The most interesting physics in Granny Smith is the fracture feature. We realized early on that we wanted a "wow"-feature in the game, similar to the water in Sprinkle, and our choice fell on fracture and breakable objects, mostly because it has not been used much in mobile games and it fits the setting nicely. I have always argued that when fracturing objects in games, it is very important that the fracture pattern is determined by the point of impact. Exactly how it breaks is less important. I also think it's very important that the broken pieces sum up to the original object. It sound obvious, but many games just replace the broken object with some random pieces when it breaks, which creates a very noticable pop. Lastly, I think the motion of the broken pieces must respond physically to the impact. To sum it up, it is very hard to cheat with breakage - at least from a geometric perspective. The exact breakage pattern is not that important, but it's highly relevant that it a) breaks at the point of impact, b) that the pieces sum up to the original object, and c) that they follow a realistic trajectory after the impact.

In Granny Smith, we only break flat objects, so the breakage actually happens in 2D. This simplifies things a lot. Breakable objects are special objects in the editor, and from a level design perspective they are always a straight line, which is then extruded and can be broken along the extruded surface - a quad. The quad is broken in real time, based on the point of impact. The breakage algorithm itself is rather dumb, basically just slicing polygons with random lines recursively (while preserving texture coordinates) until there is a certain number of pieces. Pieces that fall within a certain radius from the impact are made dynamic and the rest are marked static. Impulses from the impact are then applied to the pieces to ensure that they fly off in a natural trajectory.
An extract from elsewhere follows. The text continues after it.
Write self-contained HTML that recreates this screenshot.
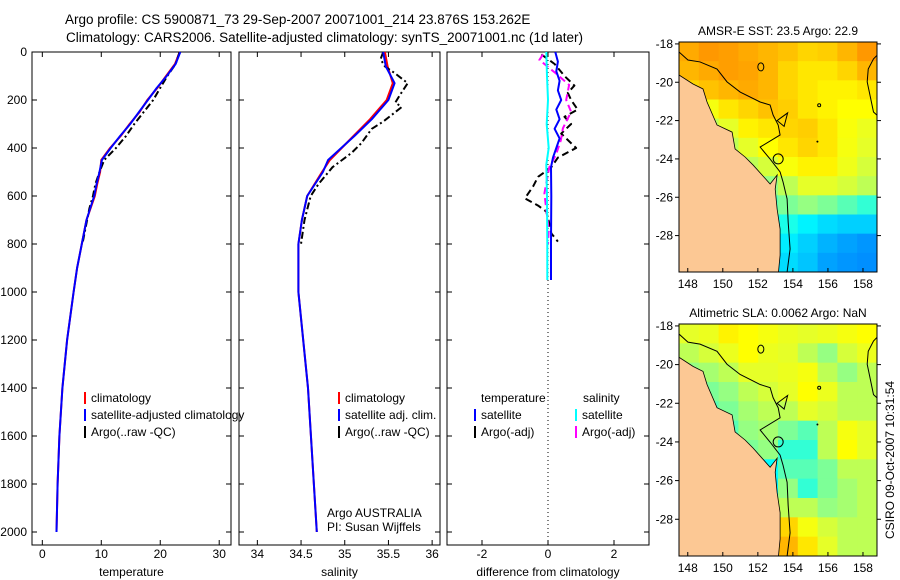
<!DOCTYPE html>
<html><head><meta charset="utf-8"><style>
html,body{margin:0;padding:0;background:#fff;}
svg{display:block;font-family:"Liberation Sans",sans-serif;}
text{font-size:12px;fill:#000;}
</style></head><body>
<svg id="fig" width="900" height="580" xmlns="http://www.w3.org/2000/svg">
<text x="65" y="24" style="font-size:13.5px">Argo profile: CS 5900871_73 29-Sep-2007 20071001_214 23.876S 153.262E</text>
<text x="66" y="42" style="font-size:13.5px">Climatology: CARS2006. Satellite-adjusted climatology: synTS_20071001.nc (1d later)</text>
<text transform="translate(894,460) rotate(-90)" text-anchor="middle">CSIRO 09-Oct-2007 10:31:54</text>
</svg>
<script>
// ---- profile data ----
const tDepth = [0,50,100,150,200,250,300,350,400,450,500,550,600,700,800,900,1000,1200,1400,1600,1800,2000];
const tClim  = [23.3,22.5,21,19.5,17.8,16.5,14.8,13.3,11.5,10,9.8,9.3,8.9,7.5,6.7,5.9,5.3,4.2,3.4,2.9,2.6,2.4];
const tSat   = [23.4,22.6,21.1,19.4,17.9,16.4,14.9,13.2,11.6,10.1,9.7,9.2,8.8,7.5,6.7,5.9,5.3,4.2,3.4,2.9,2.6,2.4];
const tArgoDepth = [0,50,100,150,200,250,300,350,400,450,500,550,600,650,700,800];
const tArgo = [23.3,22.6,21.2,20,18.8,17.2,15.6,14.2,12.5,10.5,9.7,9,8.6,8,7.6,6.8];
const sDepth = [0,60,130,200,280,350,450,500,600,700,800,1000,1400,2000];
const sClim  = [35.46,35.49,35.55,35.48,35.29,35.10,34.83,34.74,34.57,34.51,34.47,34.47,34.58,34.68];
const sSat   = [35.44,35.47,35.57,35.50,35.31,35.11,34.81,34.75,34.57,34.51,34.47,34.47,34.58,34.68];
const sArgoDepth = [0,30,60,90,130,180,210,230,290,320,380,420,480,550,600,700,800];
const sArgo = [35.44,35.41,35.46,35.58,35.72,35.63,35.58,35.65,35.44,35.31,35.19,35.08,34.86,34.70,34.61,34.54,34.5];
// ---- differences ----
const dSatTDepth = [0,40,80,120,160,200,240,280,320,360,400,440,480,600,800,950];
const dSatT = [0.22,0.3,0.25,0.35,0.3,0.4,0.25,0.35,0.2,0.35,0.25,0.15,0.09,0.1,0.09,0.09];
const dArgoTDepth = [10,50,100,140,170,200,240,270,300,340,400,440,480,520,560,610,640,665,720,756,790];
const dArgoT = [-0.2,0.2,0.5,0.8,0.6,0.7,0.9,0.5,0.7,0.4,0.85,0.3,0.1,-0.3,-0.45,-0.7,-0.3,-0.05,0.05,0.1,0.3];
const dSatSDepth = [0,100,200,300,400,470,600,800,950];
const dSatS = [-0.05,-0.03,0.0,-0.04,0.02,-0.05,-0.03,-0.02,-0.02];
const dArgoSDepth = [10,33,89,137,200,249,318,367,429,480,589,741,800];
const dArgoS = [-0.15,-0.26,0.24,0.64,0.55,0.7,0.45,0.39,0.24,0.04,-0.11,0.02,0.0];
// ---- map data ----
const lonTicks = [148,150,152,154,156,158];
const latTicks = [-18,-20,-22,-24,-26,-28];
const sstGrid = [
[.82,.85,.84,.82,.8,.78,.75,.76,.8,.85],
[.8,.82,.84,.83,.8,.75,.72,.72,.75,.8],
[.75,.78,.8,.82,.8,.75,.72,.7,.7,.72],
[.6,.65,.72,.75,.78,.76,.72,.7,.68,.68],
[.5,.55,.6,.7,.72,.75,.76,.72,.66,.62],
[.45,.5,.55,.6,.68,.72,.75,.72,.65,.6],
[.45,.45,.5,.55,.58,.66,.7,.7,.63,.58],
[.4,.4,.45,.5,.5,.55,.6,.6,.58,.55],
[.4,.4,.4,.42,.45,.48,.5,.48,.45,.42],
[.4,.4,.4,.4,.42,.4,.36,.32,.3,.3],
[.4,.4,.4,.38,.38,.35,.3,.25,.22,.2],
[.4,.4,.4,.32,.35,.32,.28,.22,.2,.18]];
const slaGrid = [
[.6,.62,.7,.68,.65,.62,.6,.62,.65,.68],
[.55,.58,.62,.68,.62,.6,.55,.5,.58,.62],
[.5,.52,.55,.6,.6,.62,.65,.55,.5,.55],
[.45,.48,.5,.55,.58,.6,.68,.62,.55,.55],
[.45,.45,.48,.52,.55,.55,.6,.58,.55,.55],
[.45,.45,.45,.5,.52,.48,.45,.55,.65,.6],
[.45,.45,.45,.48,.5,.42,.42,.55,.68,.6],
[.45,.45,.45,.45,.38,.45,.45,.48,.55,.55],
[.45,.45,.45,.42,.35,.5,.42,.48,.52,.55],
[.5,.5,.5,.5,.52,.55,.55,.5,.52,.55],
[.55,.55,.55,.55,.6,.75,.65,.58,.55,.55],
[.55,.55,.55,.55,.62,.8,.72,.6,.55,.55]];
const coastLon = [147.5,148.3,148.87,149.1,149.67,150.53,150.7,151.27,151.73,152.24,152.7,153.1,152.99,153.1,153.27,153.27,153.16];
const coastLat = [-19.62,-20.09,-20.35,-21.03,-22.23,-22.6,-23.48,-23.9,-24.32,-24.84,-25.31,-24.84,-25.57,-26.62,-27.66,-29.02,-30.06];
const isoLon = [147.5,148.01,148.7,149.67,150.24,150.99,152.13,152.7,152.87,153.16,153.27,152.13,152.7,153.27,153.44,153.67,153.73,153.84,153.67];
const isoLat = [-18.42,-18.84,-18.94,-19.31,-19.98,-20.51,-21.03,-21.19,-21.71,-22.23,-22.75,-23.38,-24.01,-24.68,-25.21,-26.09,-27.29,-28.7,-29.9];
const iso2Lon = [158.9,158.6,158.3,158.24,158.6,158.9];
const iso2Lat = [-18.5,-18.78,-19.31,-19.98,-21.55,-21.8];

const NS='http://www.w3.org/2000/svg';
const svg=document.getElementById('fig');
function mk(tag,attrs,parent){const e=document.createElementNS(NS,tag);for(const k in attrs)e.setAttribute(k,attrs[k]);(parent||svg).appendChild(e);return e;}
function txt(x,y,s,anchor,parent){const t=mk('text',{x:x,y:y,'text-anchor':anchor||'start'},parent);t.textContent=s;return t;}

const Y0=52, YS=0.24, PT=52, PB=545;
const yD=d=>Y0+d*YS;
function panel(name,x0,x1,xmin,xmax,ticks,tickLabels,xlabel,showY){
  const g=mk('g',{});
  
  
  const sx=v=>x0+(v-xmin)/(xmax-xmin)*(x1-x0);
  const fr=mk('rect',{x:x0,y:PT,width:x1-x0,height:PB-PT,fill:'none',stroke:'#000','stroke-width':1},g);
  
  
  ticks.forEach((v,i)=>{
    const x=sx(v);
    mk('line',{x1:x,x2:x,y1:PB,y2:PB-5,stroke:'#000'},g);
    mk('line',{x1:x,x2:x,y1:PT,y2:PT+5,stroke:'#000'},g);
    const t=txt(x,558,tickLabels[i],'middle',g);
    
    
  });
  for(let d=0;d<=2000;d+=200){
    const y=yD(d);
    mk('line',{x1:x0,x2:x0+5,y1:y,y2:y,stroke:'#000'},g);
    mk('line',{x1:x1,x2:x1-5,y1:y,y2:y,stroke:'#000'},g);
    if(showY){const t=txt(x0-5,y+4,String(d),'end',g);
      
      }
  }
  const xl=txt((x0+x1)/2,576,xlabel,'middle',g);
  
  
  return {g,sx};
}
function line(p,vals,depths,color,w,dash,nm){
  const pts=vals.map((v,i)=>p.sx(v).toFixed(1)+','+yD(depths[i]).toFixed(1)).join(' ');
  const a={points:pts,fill:'none',stroke:color,'stroke-width':w,'stroke-linejoin':'round'};
  if(dash)a['stroke-dasharray']=dash;
  const e=mk('polyline',a,p.g);
  
  
}
function legend(g,x,y,color,label,nm){
  mk('rect',{x:x,y:y-10,width:2,height:12,fill:color},g);
  const t=txt(x+7,y,label,'start',g);
  
  
}
// temperature
const pT=panel('temperature',32,231,-1.75,32,[0,10,20,30],['0','10','20','30'],'temperature',true);
line(pT,tClim,tDepth,'#f00',2,null,'temperature-climatology-line');
line(pT,tArgo,tArgoDepth,'#000',2,'7,3,2,3','temperature-argo-line');
line(pT,tSat,tDepth,'#00f',2,null,'temperature-satellite-line');
legend(pT.g,84,402,'#f00','climatology','legend-climatology');
legend(pT.g,84,419,'#00f','satellite-adjusted climatology','legend-satellite-adjusted');
legend(pT.g,84,436,'#000','Argo(..raw -QC)','legend-argo');
// salinity
const pS=panel('salinity',239,440,33.79,36.09,[34,34.5,35,35.5,36],['34','34.5','35','35.5','36'],'salinity',false);
line(pS,sClim,sDepth,'#f00',2,null,'salinity-climatology-line');
line(pS,sArgo,sArgoDepth,'#000',2,'7,3,2,3','salinity-argo-line');
line(pS,sSat,sDepth,'#00f',2,null,'salinity-satellite-line');
legend(pS.g,338,402,'#f00','climatology','legend-s-climatology');
legend(pS.g,338,419,'#00f','satellite adj. clim.','legend-s-satellite');
legend(pS.g,338,436,'#000','Argo(..raw -QC)','legend-s-argo');
let t1=txt(327,517,'Argo AUSTRALIA','start',pS.g);


let t2=txt(327,531,'PI: Susan Wijffels','start',pS.g);


// difference
const pD=panel('difference',447,649,-3.06,3.06,[-2,0,2],['-2','0','2'],'difference from climatology',false);
mk('line',{x1:pD.sx(0),x2:pD.sx(0),y1:PT,y2:PB,stroke:'#000','stroke-dasharray':'1,3'},pD.g);
line(pD,dArgoT,dArgoTDepth,'#000',2,'7,4','diff-argo-temperature-line');
line(pD,dArgoS,dArgoSDepth,'#f0f',2,'7,4','diff-argo-salinity-line');
line(pD,dSatT,dSatTDepth,'#00f',2,null,'diff-satellite-temperature-line');
line(pD,dSatS,dSatSDepth,'#0ff',2,null,'diff-satellite-salinity-line');
let lt=txt(481,402,'temperature','start',pD.g);


let ls=txt(583,402,'salinity','start',pD.g);


legend(pD.g,474,419,'#00f','satellite','legend-d-t-satellite');
legend(pD.g,474,436,'#000','Argo(-adj)','legend-d-t-argo');
legend(pD.g,575,419,'#0ff','satellite','legend-d-s-satellite');
legend(pD.g,575,436,'#f0f','Argo(-adj)','legend-d-s-argo');

// maps
function cmap(v){
  const stops=[[0,[0,80,255]],[0.2,[0,150,255]],[0.38,[0,255,255]],[0.5,[150,255,130]],[0.6,[230,255,40]],[0.68,[255,255,0]],[0.82,[255,170,0]],[1,[255,60,0]]];
  for(let i=1;i<stops.length;i++){if(v<=stops[i][0]){const a=stops[i-1],b=stops[i];const f=(v-a[0])/(b[0]-a[0]);
    return 'rgb('+a[1].map((c,k)=>Math.round(c+(b[1][k]-c)*f)).join(',')+')';}}
  return 'rgb(255,60,0)';
}
function map(name,x0,x1,y0,y1,grid,title){
  const g=mk('g',{});
  
  
  const lon0=147.5,lon1=158.8,lat0=-17.9,lat1=-29.9;
  const sx=v=>x0+(v-lon0)/(lon1-lon0)*(x1-x0);
  const sy=v=>y0+(v-lat0)/(lat1-lat0)*(y1-y0);
  const clip='clip-'+name;
  const cp=mk('clipPath',{id:clip},g);mk('rect',{x:x0,y:y0,width:x1-x0,height:y1-y0},cp);
  const inner=mk('g',{'clip-path':'url(#'+clip+')'},g);
  const rows=grid.length,cols=grid[0].length;
  const cw=(x1-x0)/cols,ch=(y1-y0)/rows;
  grid.forEach((r,i)=>r.forEach((v,j)=>{
    const c=mk('rect',{x:x0+j*cw,y:y0+i*ch,width:cw+0.6,height:ch+0.6,fill:cmap(v)},inner);
    
    
  }));
  let pts=coastLon.map((l,i)=>sx(l)+','+sy(coastLat[i])).join(' ');
  pts+=' '+sx(147)+','+sy(-30.5)+' '+sx(147)+','+sy(-19.6);
  const land=mk('polygon',{points:pts,fill:'#fcc894',stroke:'#000','stroke-width':0.8},inner);
  
  
  const iso=mk('polyline',{points:isoLon.map((l,i)=>sx(l)+','+sy(isoLat[i])).join(' '),fill:'none',stroke:'#000','stroke-width':1},inner);
  
  
  mk('polyline',{points:iso2Lon.map((l,i)=>sx(l)+','+sy(iso2Lat[i])).join(' '),fill:'none',stroke:'#000','stroke-width':1},inner);
  mk('ellipse',{cx:sx(152.17),cy:sy(-19.2),rx:3,ry:4,fill:'none',stroke:'#000'},inner);
  mk('circle',{cx:sx(153.16),cy:sy(-24.0),r:5,fill:'none',stroke:'#000'},inner);
  mk('polygon',{points:[sx(153.1)+','+sy(-22.0),sx(153.7)+','+sy(-21.6),sx(153.5)+','+sy(-22.3)].join(' '),fill:'none',stroke:'#000'},inner);
  mk('circle',{cx:sx(155.5),cy:sy(-21.2),r:1.5,fill:'none',stroke:'#000'},inner);
  mk('circle',{cx:sx(155.4),cy:sy(-23.1),r:1,fill:'#000'},inner);
  mk('rect',{x:x0,y:y0,width:x1-x0,height:y1-y0,fill:'none',stroke:'#000'},g);
  lonTicks.forEach(l=>{const x=sx(l);
    mk('line',{x1:x,x2:x,y1:y1,y2:y1-4,stroke:'#000'},g);
    const t=txt(x,y1+16,String(l),'middle',g);
    
    });
  latTicks.forEach(l=>{const y=sy(l);
    mk('line',{x1:x1,x2:x1+4,y1:y,y2:y,stroke:'#000'},g);
    mk('line',{x1:x0,x2:x0-4,y1:y,y2:y,stroke:'#000'},g);
    const t=txt(x0-6,y+4,String(l),'end',g);
    
    });
  const tt=txt((x0+x1)/2,y0-7,title,'middle',g);
  
  
}
map('sst-map',679,877,42,272,sstGrid,'AMSR-E SST: 23.5 Argo: 22.9');
map('sla-map',679,877,324,556,slaGrid,'Altimetric SLA: 0.0062 Argo: NaN');
</script>
</body></html>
It took some tweaking to get it all right, but it turned out quite nicely in the end.



The broken off pieces are simulated using my own 3D rigid body solver and collision detection (see previous blog posts) in the simplest way possible. There is no contact manifold, no pair tracking, no friction tracking, just a single contact point per piece and no collision between pieces. There is a very lightweight sleeping algorithm to disable objects that fall below a velocity threshold. Once they fall asleep they never wake up, and objects that fall outside the screen are immediately removed. Because Granny Smith is a fast-paced game you typically only see a breakable object for a second or two, so the relative inacurracy in the brekable physics is very hard to notice. I think this is a quite good example of "effect physics" in 3D that don't need a full-fledged, generic rigid body simulator.
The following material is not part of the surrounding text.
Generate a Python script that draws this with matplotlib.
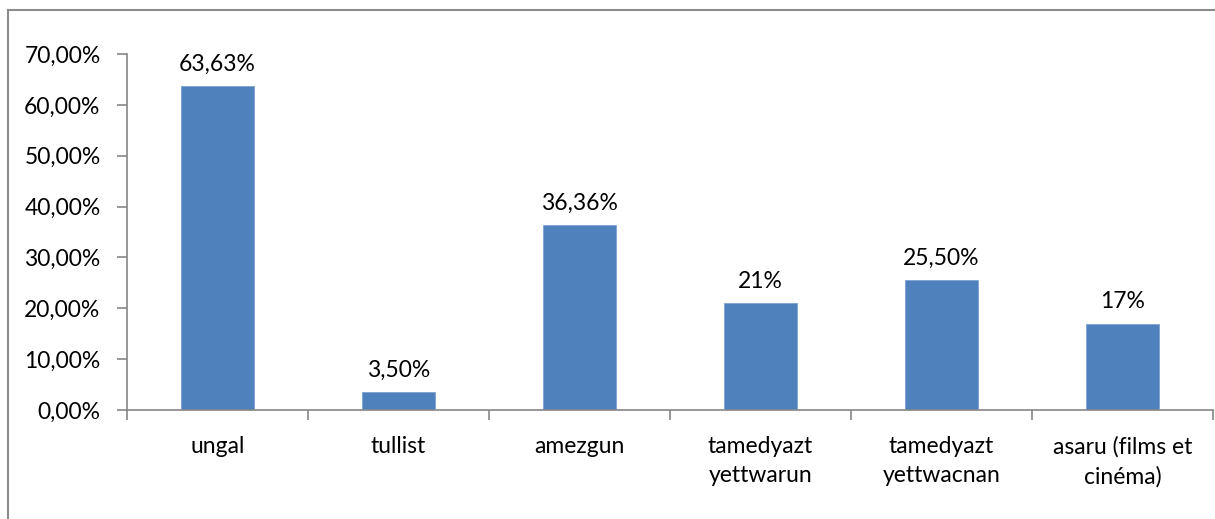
import matplotlib.pyplot as plt
from matplotlib.lines import Line2D

categories = ['ungal', 'tullist', 'amezgun', 'tamedyazt\nyettwarun',
              'tamedyazt\nyettwacnan', 'asaru (films et\ncinéma)']
values = [63.63, 3.50, 36.36, 21, 25.50, 17]
value_labels = ['63,63%', '3,50%', '36,36%', '21%', '25,50%', '17%']
yticks = [0, 10, 20, 30, 40, 50, 60, 70]

plt.rcParams['font.family'] = ['Lato', 'DejaVu Sans']
axis_col = '#868686'
fs = 16.5

fig = plt.figure(figsize=(12.15, 5.19), dpi=100)
ax = fig.add_axes([127 / 1215, 1 - 410 / 519, 1086 / 1215, (410 - 54) / 519])

x = list(range(len(categories)))
ax.bar(x, values, width=0.4, color='#4F81BD', edgecolor='#7EA2D0', linewidth=0.6, zorder=2)
for xi, v, lab in zip(x, values, value_labels):
    ax.annotate(lab, xy=(xi, v), xytext=(0, 8), textcoords='offset points',
                ha='center', va='bottom', fontsize=fs)

ax.set_xlim(-0.5, len(categories) - 0.5)
ax.set_ylim(0, 70)
ax.set_yticks(yticks)
ax.set_yticklabels(['%d,00%%' % t for t in yticks], fontsize=fs)
ax.set_xticks(x)
ax.set_xticklabels(categories, fontsize=fs, linespacing=1.45)
ax.set_xticks([i - 0.5 for i in range(len(categories) + 1)], minor=True)
ax.tick_params(axis='x', which='major', length=0, pad=19)
ax.tick_params(axis='x', which='minor', length=7, color=axis_col, width=1.2)
ax.tick_params(axis='y', length=7, color=axis_col, width=1.2, pad=12)

for s in ['top', 'right']:
    ax.spines[s].set_visible(False)
for s in ['left', 'bottom']:
    ax.spines[s].set_color(axis_col)
    ax.spines[s].set_linewidth(1.2)

# outer chart frame (left and top edges visible)
fig.add_artist(Line2D([8 / 1215, 8 / 1215], [0, 1 - 10 / 519], color='#8c8c8c', lw=1.5,
                      transform=fig.transFigure))
fig.add_artist(Line2D([8 / 1215, 1], [1 - 10 / 519, 1 - 10 / 519], color='#8c8c8c', lw=1.5,
                      transform=fig.transFigure))

fig.savefig('out.png', dpi=100)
All pieces from a breakable oject are rendered in a single draw call using a dynamic vertex buffer. This is far more efficient than drawing each piece separately, even though dynamic buffers have a some overhead. On multi-core devices (most phones and tablets nowadays!) the 3D physics calculations take place on a separate thread.

Wednesday, May 2, 2012

Jump start jumps


I once heard that elegant code is in some respect contradictory to useful software, because it's often the sum of all exceptions that make a program useful, rather than it being strictly logical. Do you remember the frustration back when the javascript of slow-loading web pages was allowed to switch input focus to a login input box while you were typing a URL? The software was just following it's strict logic, switching input when it was told, while the better way of handling it would be a not-so-elegant check if the user have manually focused something else in between the start loading and finished loading, or a timer checking if the input focus change is still relevant.

I wouldn't say that this contradiction applies to all aspects of software development, but certainly to most parts that interface with people. In a game, the most common part of the code that interface with people, apart from the GUI, is caracter controllers.

One would think that modeling a character with physics would automatically yield natural and intuitive behavior. In reality it's almost the complete opposite - the more real physics you use to model your character, the harder they are to control. The most common way to write a character controller is probably to not use physics at all, but to just use one or several raycasts or shapecasts. But what if you want the character to interact physically with the environment?

I recently spent some time writing and tweaking the character controller of our next game. Without revealing too much, I can say it's not a sequel to Sprinkle and that it includes a character which can interact with the environment. I decided early on that a pure raycast/shapecast based method wouldn't suffice, because then the environment wouldn't respond. One can cheat to some extent by applying downward forces etc, but there will always be situations where it doesn't fully work.

Instead of representing the character with detailed geometry I use two circles stacked on top of each other, slightly overlapping. It's nice to have a round shape for the character, since you want it to slide easily over obstacles. These circles only represent the torso, so in addition I also do a couple of downward raycasts for the legs. The raycasts control a special joint that keeps the character floating above ground. You don't want to rely on regular collision detection and friction for character motion, mostly because you need more control than that, so the spheres are really only for contacts on the sides or above the character.

Since the character can stand on any object, the special joint is reinserted every frame, attaching to whatever the character happens to be standing on. The joint itself constrains the motion of the character relative the other object using the regular constraint solver. It has one target relative velocities and one maximum force to reach that target for each degree of freedom (x, y and rotation in 2D). To me, this is a very intuitive interface to a character controller, instead of using forces. For example, if we want the character to walk left we set the X target relative velocity to -2 m/s and the maximum force to however strong we want the character to be. If we were using explicit forces we would need to adapt the force to the resistance (which of course at the time we don't know). The Y component gets a relative velocity based on the current distance to the ground. If we're below our rest-distance then it should be slightly positive, otherwise slightly negative. The maximum force is however strong the legs should be.

These very useful, one-dimensional velocity constraints are something I have always missed from off-the-shelf physics engines. All physics engines use them internally, but for some reason they are never exposed through the public API (well, Meqon was the exception here of course :)

For jumping, I also use the character joint, but with a higher positive Y relative velocity. If the character is standing on a dynamic object it will automatically get a downward push through the constraint solver. While play testing I noticed that some players consistently press the jump button a few frames too late, falling off a cliff instead of jumping to the next. I'm not sure if this is due to input lag or something else, but I added a few frames of grace period, allowing mid-air jumping if ground contact was recently lost. I'm also recording the ground normal continuously in a small ring buffer, so when a jump occurs I can go back and look for the best (most upward) jump direction. I also implemented an early abort mode, so that if the player releases the jump button quickly the jump terminates, and the character returns to the ground more quickly. All these special cases are supposed to feel intuitive to the extent where they are not even recognized as features. They just make the game easier to play, but has no logical explanation and certainly do not yield more elegant code.